> **TASK BRIEF**
Reproduce each line of the material exactly, minus any picture.

——————————

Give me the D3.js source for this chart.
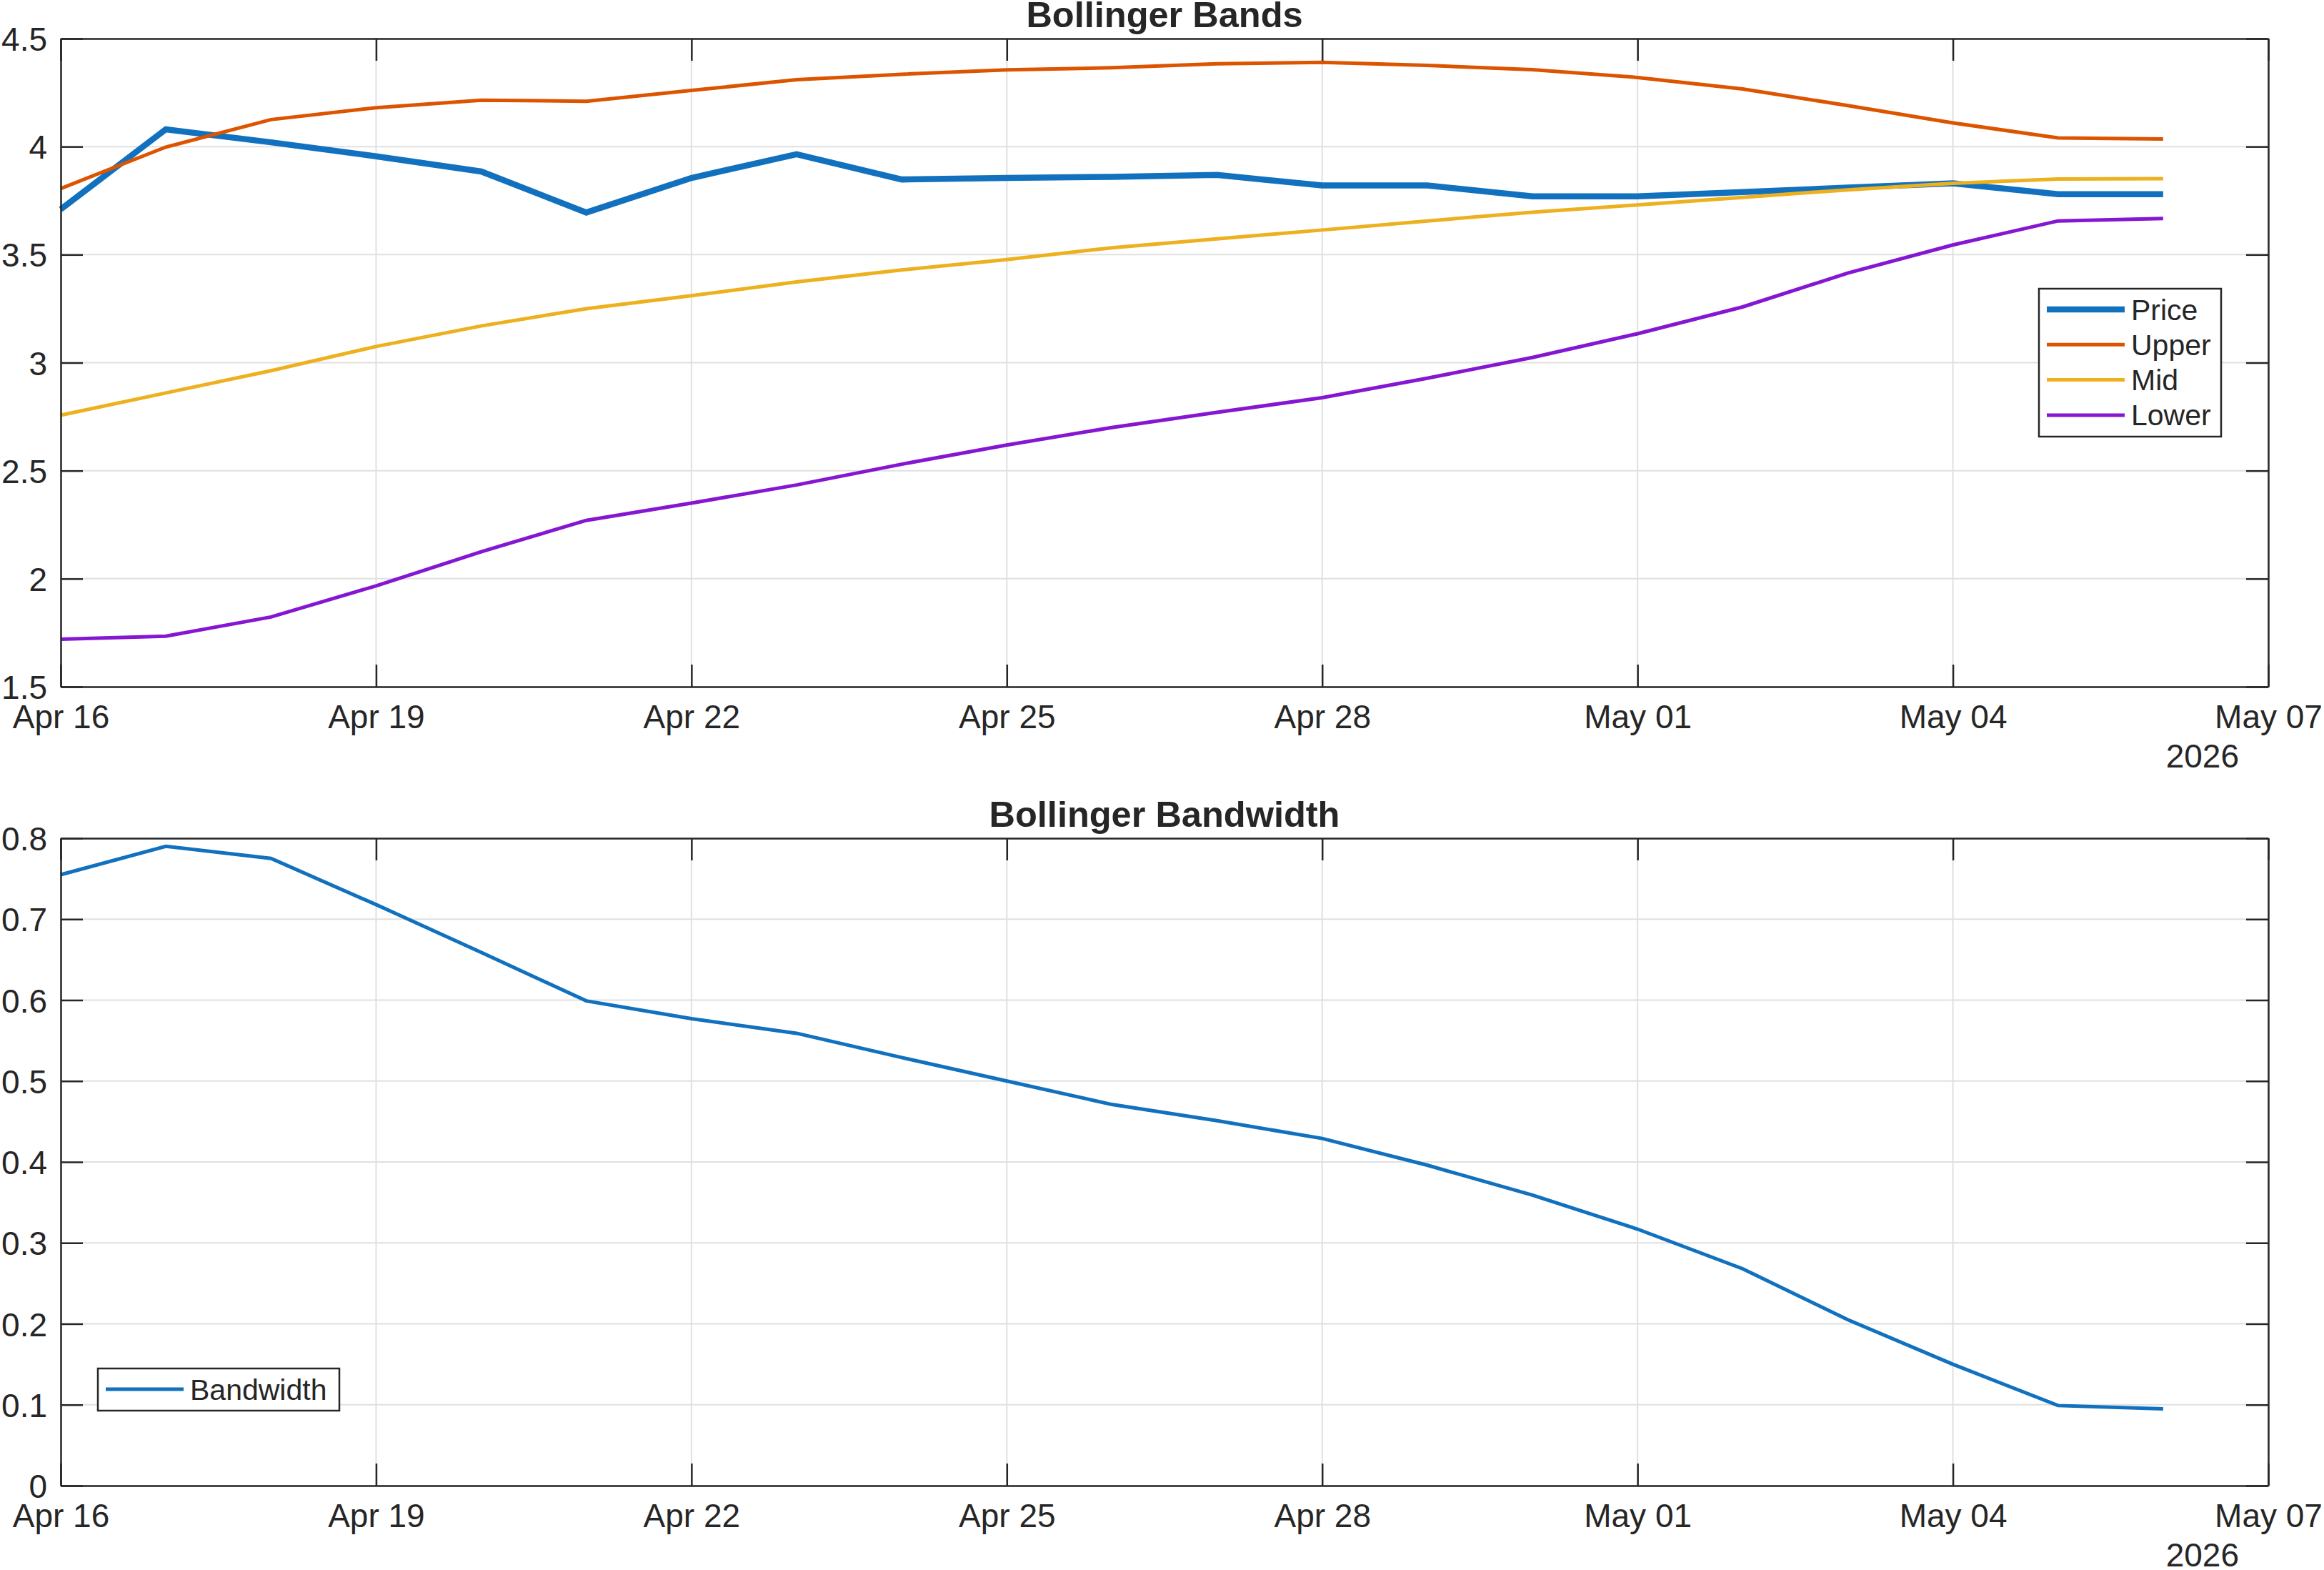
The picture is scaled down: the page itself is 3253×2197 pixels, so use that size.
<!DOCTYPE html>
<html>
<head>
<meta charset="utf-8">
<script src="https://cdn.jsdelivr.net/npm/d3@7"></script>
<style>
  body { margin: 0; background: #fff; }
  text { font-family: "Liberation Sans", Arial, sans-serif; fill: #262626; }
</style>
</head>
<body>
<svg id="chart" width="3253" height="2197"></svg>
<script>
// daily closes, Apr 16 .. May 06 2026
var dates = ['2026-04-16', '2026-04-17', '2026-04-18', '2026-04-19', '2026-04-20', '2026-04-21', '2026-04-22',
             '2026-04-23', '2026-04-24', '2026-04-25', '2026-04-26', '2026-04-27', '2026-04-28', '2026-04-29',
             '2026-04-30', '2026-05-01', '2026-05-02', '2026-05-03', '2026-05-04', '2026-05-05', '2026-05-06'];
var price = [3.71, 4.08, 4.02, 3.955, 3.885, 3.695, 3.855, 3.965, 3.848, 3.855, 3.86,
             3.869, 3.82, 3.82, 3.77, 3.77, 3.79, 3.81, 3.83, 3.78, 3.78];
var upper = [3.806, 3.998, 4.125, 4.18, 4.215, 4.21, 4.26, 4.31, 4.335, 4.355, 4.365,
             4.383, 4.39, 4.376, 4.356, 4.32, 4.267, 4.19, 4.11, 4.04, 4.035];
var mid   = [2.757, 2.86, 2.963, 3.075, 3.17, 3.25, 3.31, 3.374, 3.429, 3.477, 3.532,
             3.573, 3.614, 3.656, 3.696, 3.73, 3.765, 3.80, 3.83, 3.85, 3.852];
var lower = [1.72, 1.734, 1.823, 1.967, 2.125, 2.27, 2.35, 2.434, 2.53, 2.619, 2.70,
             2.77, 2.838, 2.928, 3.024, 3.134, 3.258, 3.415, 3.545, 3.656, 3.667];
var bandwidth = [0.755, 0.79, 0.775, 0.718, 0.659, 0.599, 0.577, 0.559, 0.529, 0.50, 0.471,
                 0.451, 0.429, 0.396, 0.359, 0.317, 0.268, 0.205, 0.150, 0.099, 0.095];

var xDomain = ['2026-04-16', '2026-05-07'];
var xTicks = ['2026-04-16', '2026-04-19', '2026-04-22', '2026-04-25', '2026-04-28', '2026-05-01', '2026-05-04', '2026-05-07'];
var bandTicks = [1.5, 2, 2.5, 3, 3.5, 4, 4.5];
var widthTicks = [0, 0.1, 0.2, 0.3, 0.4, 0.5, 0.6, 0.7, 0.8];
var yearLabel = '2026';

var parse = d3.utcParse('%Y-%m-%d');
var days = dates.map(parse);

var svg = d3.select('#chart');
var AX = '#262626', GRID = '#e0e0e0';
var left = 85, right = 3175;

var x = d3.scaleUtc().domain(xDomain.map(parse)).range([left, right]);

function drawPanel(opts) {
    var top = opts.top, bottom = opts.bottom;
    var y = d3.scaleLinear().domain(opts.yDomain).range([bottom, top]);
    var g = svg.append('g');

    // grid
    g.append('g').selectAll('line').data(xTicks.map(parse)).join('line')
        .attr('x1', d => x(d)).attr('x2', d => x(d)).attr('y1', top).attr('y2', bottom)
        .attr('stroke', GRID).attr('stroke-width', 2);
    g.append('g').selectAll('line').data(opts.yTicks).join('line')
        .attr('x1', left).attr('x2', right).attr('y1', d => y(d)).attr('y2', d => y(d))
        .attr('stroke', GRID).attr('stroke-width', 2);

    // series
    var line = d3.line().x((d, i) => x(days[i])).y(d => y(d));
    opts.series.forEach(function (s) {
        g.append('path').attr('d', line(s.values))
            .attr('fill', 'none').attr('stroke', s.color).attr('stroke-width', s.width)
            .attr('stroke-linejoin', 'miter');
    });

    // axes (ticks inside, mirrored on top/right)
    var fmt = d3.format('~g');
    var bx = g.append('g').attr('transform', 'translate(0,' + bottom + ')')
        .call(d3.axisBottom(x).tickValues(xTicks.map(parse)).tickFormat(d3.utcFormat('%b %d'))
            .tickSize(-31).tickSizeOuter(0).tickPadding(25));
    var tx = g.append('g').attr('transform', 'translate(0,' + top + ')')
        .call(d3.axisTop(x).tickValues(xTicks.map(parse)).tickFormat('').tickSize(-31).tickSizeOuter(0));
    var ly = g.append('g').attr('transform', 'translate(' + left + ',0)')
        .call(d3.axisLeft(y).tickValues(opts.yTicks).tickFormat(fmt).tickSize(-31).tickSizeOuter(0).tickPadding(19));
    var ry = g.append('g').attr('transform', 'translate(' + right + ',0)')
        .call(d3.axisRight(y).tickValues(opts.yTicks).tickFormat('').tickSize(-31).tickSizeOuter(0));
    [bx, tx, ly, ry].forEach(function (a) {
        a.selectAll('path.domain').attr('stroke', AX).attr('stroke-width', 2.5);
        a.selectAll('.tick line').attr('stroke', AX).attr('stroke-width', 2.5);
        a.selectAll('text').attr('font-family', null).attr('font-size', 46).attr('fill', AX);
    });
    ly.selectAll('text').attr('dy', '0.36em');

    g.append('text').attr('x', 3134).attr('y', bottom + 113)
        .attr('text-anchor', 'end').attr('font-size', 46).text(yearLabel);

    g.append('text').attr('x', (left + right) / 2).attr('y', opts.titleY)
        .attr('text-anchor', 'middle').attr('font-size', 50.5).attr('font-weight', 'bold')
        .text(opts.title);

    // legend
    var lg = opts.legend;
    var rowH = 49.3;
    g.append('rect').attr('x', lg.x).attr('y', lg.y).attr('width', lg.w)
        .attr('height', lg.h).attr('fill', '#fff').attr('stroke', AX).attr('stroke-width', 2.5);
    var rows = g.append('g').selectAll('g').data(opts.series).join('g')
        .attr('transform', (d, i) => 'translate(' + lg.x + ',' + (lg.y + lg.first + i * rowH) + ')');
    rows.append('line').attr('x1', 11).attr('x2', 120)
        .attr('stroke', d => d.color).attr('stroke-width', d => d.width);
    rows.append('text').attr('x', 129).attr('y', 14.5).attr('font-size', 41).text(d => d.name);
}

drawPanel({
    top: 54, bottom: 961, yDomain: [1.5, 4.5], yTicks: bandTicks,
    title: 'Bollinger Bands', titleY: 38,
    series: [
        {name: 'Price', values: price, color: '#1171BE', width: 8.5},
        {name: 'Upper', values: upper, color: '#DD5400', width: 5},
        {name: 'Mid', values: mid, color: '#EDB120', width: 5},
        {name: 'Lower', values: lower, color: '#8516D1', width: 5}
    ],
    legend: {x: 2854, y: 404, w: 255, h: 207, first: 29}
});

drawPanel({
    top: 1173, bottom: 2079, yDomain: [0, 0.8], yTicks: widthTicks,
    title: 'Bollinger Bandwidth', titleY: 1157,
    series: [
        {name: 'Bandwidth', values: bandwidth, color: '#1171BE', width: 5}
    ],
    legend: {x: 137, y: 1915, w: 338, h: 59, first: 29}
});
</script>
</body>
</html>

——————————

> **REPLY TO THE TASK**
Give me the D3.js source for this chart.
The picture is scaled down: the page itself is 3253×2197 pixels, so use that size.
<!DOCTYPE html>
<html>
<head>
<meta charset="utf-8">
<script src="https://cdn.jsdelivr.net/npm/d3@7"></script>
<style>
  body { margin: 0; background: #fff; }
  text { font-family: "Liberation Sans", Arial, sans-serif; fill: #262626; }
</style>
</head>
<body>
<svg id="chart" width="3253" height="2197"></svg>
<script>
// daily closes, Apr 16 .. May 06 2026
var dates = ['2026-04-16', '2026-04-17', '2026-04-18', '2026-04-19', '2026-04-20', '2026-04-21', '2026-04-22',
             '2026-04-23', '2026-04-24', '2026-04-25', '2026-04-26', '2026-04-27', '2026-04-28', '2026-04-29',
             '2026-04-30', '2026-05-01', '2026-05-02', '2026-05-03', '2026-05-04', '2026-05-05', '2026-05-06'];
var price = [3.71, 4.08, 4.02, 3.955, 3.885, 3.695, 3.855, 3.965, 3.848, 3.855, 3.86,
             3.869, 3.82, 3.82, 3.77, 3.77, 3.79, 3.81, 3.83, 3.78, 3.78];
var upper = [3.806, 3.998, 4.125, 4.18, 4.215, 4.21, 4.26, 4.31, 4.335, 4.355, 4.365,
             4.383, 4.39, 4.376, 4.356, 4.32, 4.267, 4.19, 4.11, 4.04, 4.035];
var mid   = [2.757, 2.86, 2.963, 3.075, 3.17, 3.25, 3.31, 3.374, 3.429, 3.477, 3.532,
             3.573, 3.614, 3.656, 3.696, 3.73, 3.765, 3.80, 3.83, 3.85, 3.852];
var lower = [1.72, 1.734, 1.823, 1.967, 2.125, 2.27, 2.35, 2.434, 2.53, 2.619, 2.70,
             2.77, 2.838, 2.928, 3.024, 3.134, 3.258, 3.415, 3.545, 3.656, 3.667];
var bandwidth = [0.755, 0.79, 0.775, 0.718, 0.659, 0.599, 0.577, 0.559, 0.529, 0.50, 0.471,
                 0.451, 0.429, 0.396, 0.359, 0.317, 0.268, 0.205, 0.150, 0.099, 0.095];

var xDomain = ['2026-04-16', '2026-05-07'];
var xTicks = ['2026-04-16', '2026-04-19', '2026-04-22', '2026-04-25', '2026-04-28', '2026-05-01', '2026-05-04', '2026-05-07'];
var bandTicks = [1.5, 2, 2.5, 3, 3.5, 4, 4.5];
var widthTicks = [0, 0.1, 0.2, 0.3, 0.4, 0.5, 0.6, 0.7, 0.8];
var yearLabel = '2026';

var parse = d3.utcParse('%Y-%m-%d');
var days = dates.map(parse);

var svg = d3.select('#chart');
var AX = '#262626', GRID = '#e0e0e0';
var left = 85, right = 3175;

var x = d3.scaleUtc().domain(xDomain.map(parse)).range([left, right]);

function drawPanel(opts) {
    var top = opts.top, bottom = opts.bottom;
    var y = d3.scaleLinear().domain(opts.yDomain).range([bottom, top]);
    var g = svg.append('g');

    // grid
    g.append('g').selectAll('line').data(xTicks.map(parse)).join('line')
        .attr('x1', d => x(d)).attr('x2', d => x(d)).attr('y1', top).attr('y2', bottom)
        .attr('stroke', GRID).attr('stroke-width', 2);
    g.append('g').selectAll('line').data(opts.yTicks).join('line')
        .attr('x1', left).attr('x2', right).attr('y1', d => y(d)).attr('y2', d => y(d))
        .attr('stroke', GRID).attr('stroke-width', 2);

    // series
    var line = d3.line().x((d, i) => x(days[i])).y(d => y(d));
    opts.series.forEach(function (s) {
        g.append('path').attr('d', line(s.values))
            .attr('fill', 'none').attr('stroke', s.color).attr('stroke-width', s.width)
            .attr('stroke-linejoin', 'miter');
    });

    // axes (ticks inside, mirrored on top/right)
    var fmt = d3.format('~g');
    var bx = g.append('g').attr('transform', 'translate(0,' + bottom + ')')
        .call(d3.axisBottom(x).tickValues(xTicks.map(parse)).tickFormat(d3.utcFormat('%b %d'))
            .tickSize(-31).tickSizeOuter(0).tickPadding(25));
    var tx = g.append('g').attr('transform', 'translate(0,' + top + ')')
        .call(d3.axisTop(x).tickValues(xTicks.map(parse)).tickFormat('').tickSize(-31).tickSizeOuter(0));
    var ly = g.append('g').attr('transform', 'translate(' + left + ',0)')
        .call(d3.axisLeft(y).tickValues(opts.yTicks).tickFormat(fmt).tickSize(-31).tickSizeOuter(0).tickPadding(19));
    var ry = g.append('g').attr('transform', 'translate(' + right + ',0)')
        .call(d3.axisRight(y).tickValues(opts.yTicks).tickFormat('').tickSize(-31).tickSizeOuter(0));
    [bx, tx, ly, ry].forEach(function (a) {
        a.selectAll('path.domain').attr('stroke', AX).attr('stroke-width', 2.5);
        a.selectAll('.tick line').attr('stroke', AX).attr('stroke-width', 2.5);
        a.selectAll('text').attr('font-family', null).attr('font-size', 46).attr('fill', AX);
    });
    ly.selectAll('text').attr('dy', '0.36em');

    g.append('text').attr('x', 3134).attr('y', bottom + 113)
        .attr('text-anchor', 'end').attr('font-size', 46).text(yearLabel);

    g.append('text').attr('x', (left + right) / 2).attr('y', opts.titleY)
        .attr('text-anchor', 'middle').attr('font-size', 50.5).attr('font-weight', 'bold')
        .text(opts.title);

    // legend
    var lg = opts.legend;
    var rowH = 49.3;
    g.append('rect').attr('x', lg.x).attr('y', lg.y).attr('width', lg.w)
        .attr('height', lg.h).attr('fill', '#fff').attr('stroke', AX).attr('stroke-width', 2.5);
    var rows = g.append('g').selectAll('g').data(opts.series).join('g')
        .attr('transform', (d, i) => 'translate(' + lg.x + ',' + (lg.y + lg.first + i * rowH) + ')');
    rows.append('line').attr('x1', 11).attr('x2', 120)
        .attr('stroke', d => d.color).attr('stroke-width', d => d.width);
    rows.append('text').attr('x', 129).attr('y', 14.5).attr('font-size', 41).text(d => d.name);
}

drawPanel({
    top: 54, bottom: 961, yDomain: [1.5, 4.5], yTicks: bandTicks,
    title: 'Bollinger Bands', titleY: 38,
    series: [
        {name: 'Price', values: price, color: '#1171BE', width: 8.5},
        {name: 'Upper', values: upper, color: '#DD5400', width: 5},
        {name: 'Mid', values: mid, color: '#EDB120', width: 5},
        {name: 'Lower', values: lower, color: '#8516D1', width: 5}
    ],
    legend: {x: 2854, y: 404, w: 255, h: 207, first: 29}
});

drawPanel({
    top: 1173, bottom: 2079, yDomain: [0, 0.8], yTicks: widthTicks,
    title: 'Bollinger Bandwidth', titleY: 1157,
    series: [
        {name: 'Bandwidth', values: bandwidth, color: '#1171BE', width: 5}
    ],
    legend: {x: 137, y: 1915, w: 338, h: 59, first: 29}
});
</script>
</body>
</html>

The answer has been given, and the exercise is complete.